Jung, Single, Akademiker

Özdemirs Leute setzen wie die SPD im Bund auf Haustürbesuche, sie nehmen sich gezielt Stimmbezirke vor, die erfolgversprechend sind. Viele Akademiker, viele Singles, jüngerer Altersschnitt.

Auch Özdemir klingelt an diesem Dienstagnachmittag persönlich an jeder Tür. Er nimmt zwei Stufen auf einmal bis in den vierten Stock, um kurz mit einem sowieso grün wählenden Studenten zu plaudern. Er zuckt mit keiner Wimper, als ihm ein Schwabe mit Bierbauch öffnet, der nur Unterhose trägt. Er gibt zwei Migrantenjungs in Jogginghosen die Hand. Özdemir, der sein Schwäbisch an- und ausknipsen kann wie eine Nachttischlampe, liegt das hier, Stuttgart, die spontanen Gespräche.

Vermutlich ist das Rennen wirklich offen. Özdemir hat den Promi-Bonus, Kaufmann den Vor-Ort-Bonus. Kaufmann kennen viele Leute, Özdemir erkennen sie – und diese Silbe wird nicht unwichtig sein. Kaufmann wirkt authentischer, Özdemir professioneller. Kaufmann muss erklären, warum die Bundes-CDU nicht so modern tickt wie er, Özdemir, warum die Bundes-Grünen linker sind als ihr Chef.

Natürlich erwischt ihn immer wieder die leidige Frage nach Schwarz-Grün. Nach der Koalition, die seine Partei offiziell hasst – die aber dem Gefühl nach zu Stuttgart passt wie Spätzleteig aufs Schabebrett. Zum Beispiel jetzt, als eine sportliche Mittdreißigerin, Pferdeschwanz, Baumwollshirt, an ihm vorbeilaufen will, die irgendwie sehr Grünen-affin aussieht.

„Information von den Grünen?“, fragt Özdemir und will ihr einen Werbeflyer reichen.

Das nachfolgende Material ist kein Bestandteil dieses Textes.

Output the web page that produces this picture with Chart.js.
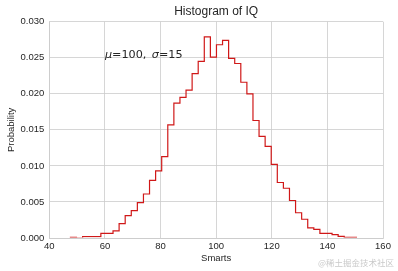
<!DOCTYPE html>
<html>
<head>
<meta charset="utf-8">
<title>Histogram of IQ</title>
<script src="https://cdn.jsdelivr.net/npm/chart.js@4/dist/chart.umd.min.js"></script>
<style>
  body { margin: 0; background: #fff; }
  #wrap { position: relative; width: 398px; height: 271px; }
  .mark { position: absolute; right: 4px; bottom: 3px; font: 8.5px "Noto Sans CJK SC", sans-serif; color: #c9c9c9; }
</style>
</head>
<body>
<div id="wrap">
  <canvas id="histChart" width="398" height="271"></canvas>
  <div class="mark">@稀土掘金技术社区</div>
</div>
<script>
// histogram of IQ scores, 47 visible bins (step outline)
const binStart = 47.6;
const binWidth = 2.188;
const density = [
    0.0001, 0, 0.00018, 0.00018, 0.00018, 0.00065, 0.00065, 0.0010, 0.0020, 0.0031,
    0.0038, 0.0049, 0.0061, 0.0080, 0.0093, 0.0113, 0.0157, 0.0187, 0.0195, 0.0205,
    0.0228, 0.0245, 0.0279, 0.0251, 0.0268, 0.0274, 0.0249, 0.0242, 0.0216, 0.0200,
    0.0163, 0.0141, 0.0127, 0.0102, 0.0077, 0.0069, 0.0052, 0.0035, 0.0026, 0.0014,
    0.0012, 0.00065, 0.00065, 0.00046, 0.00022, 0.0001, 0.0001
];
const xTicks = [40, 60, 80, 100, 120, 140, 160];
const yTicks = [0, 0.005, 0.010, 0.015, 0.020, 0.025, 0.030];
const note = { x: 60, y: 0.025 };

const textColor = "#262626";
const gridColor = "#cccccc";
const tickFont = { family: "'Liberation Sans', Arial, sans-serif", size: 9.5 };

// build the outline: up at the first edge, flat across each bin, down at the last edge
const outline = [{ x: binStart, y: 0 }];
density.forEach((d, i) => {
    outline.push({ x: binStart + i * binWidth, y: d });
    outline.push({ x: binStart + (i + 1) * binWidth, y: d });
});
outline.push({ x: binStart + density.length * binWidth, y: 0 });

// draws the "mu=100, sigma=15" note like matplotlib mathtext
const notePlugin = {
    id: "note",
    afterDatasetsDraw(chart) {
        const ctx = chart.ctx;
        let x = chart.scales.x.getPixelForValue(note.x);
        const y = chart.scales.y.getPixelForValue(note.y);
        const parts = [
            ["italic", "\u03bc", 0], ["normal", "=100,", 5.5],
            ["italic", "\u03c3", 0], ["normal", "=15", 0]
        ];
        ctx.save();
        ctx.fillStyle = textColor;
        ctx.textBaseline = "alphabetic";
        parts.forEach(([style, str, gap]) => {
            ctx.font = style + " 11.2px 'DejaVu Sans', sans-serif";
            ctx.fillText(str, x, y);
            x += ctx.measureText(str).width + gap;
        });
        ctx.restore();
    }
};

new Chart(document.getElementById("histChart"), {
    type: "line",
    data: {
        datasets: [{
            data: outline,
            borderColor: "#d01818",
            borderWidth: 1.2,
            pointRadius: 0,
            tension: 0,
            fill: false,
            clip: { left: 0, top: 0, right: 0, bottom: -0.5 }
        }]
    },
    options: {
        responsive: false,
        animation: false,
        layout: { padding: { top: 0, right: 15, bottom: 0, left: 0 } },
        plugins: {
            legend: { display: false },
            tooltip: { enabled: false },
            title: {
                display: true,
                text: "Histogram of IQ",
                fullSize: false,
                color: textColor,
                font: { family: "'Liberation Sans', Arial, sans-serif", size: 12, weight: "normal" },
                padding: { top: 4, bottom: 3.3 }
            }
        },
        scales: {
            x: {
                type: "linear",
                min: 40,
                max: 160,
                afterBuildTicks: axis => { axis.ticks = xTicks.map(v => ({ value: v })); },
                afterFit: axis => { axis.height = 33; },
                grid: { color: gridColor, lineWidth: 0.8, drawTicks: false },
                border: { color: gridColor, width: 0.8 },
                ticks: { color: textColor, font: tickFont, padding: 3, maxRotation: 0 },
                title: {
                    display: true,
                    text: "Smarts",
                    color: textColor,
                    font: tickFont,
                    padding: { top: 0, bottom: 7 }
                }
            },
            y: {
                min: 0,
                max: 0.03,
                afterBuildTicks: axis => { axis.ticks = yTicks.map(v => ({ value: v })); },
                afterFit: axis => { axis.width = 49.3; },
                grid: { color: gridColor, lineWidth: 0.8, drawTicks: false },
                border: { color: gridColor, width: 0.8 },
                ticks: {
                    color: textColor,
                    font: tickFont,
                    padding: 5,
                    callback: v => v.toFixed(3)
                },
                title: {
                    display: true,
                    text: "Probability",
                    color: textColor,
                    font: tickFont,
                    padding: { top: 6, bottom: 0 }
                }
            }
        }
    },
    plugins: [notePlugin]
});
</script>
</body>
</html>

„Nein, ich weiß schon, wen ich wähle. Merkel ist schon ’ne Nette, oder?“ Der Flyer verharrt in der Luft.

„Ja, aber bei der kriegen Sie doch die Kristina Schröder mit dazu. Die ist im Paket mit drin.“

„Und bei Ihnen Steinbrück. Wie sieht’s aus mit Schwarz-Grün?“ Flyer auf dem Rückzug.

„Das wird dieses Mal nicht passen.“

Özdemir steckt das Papier in die Anzugtasche. Er weiß, wann er verloren hat. Zumindest diese eine Stimme.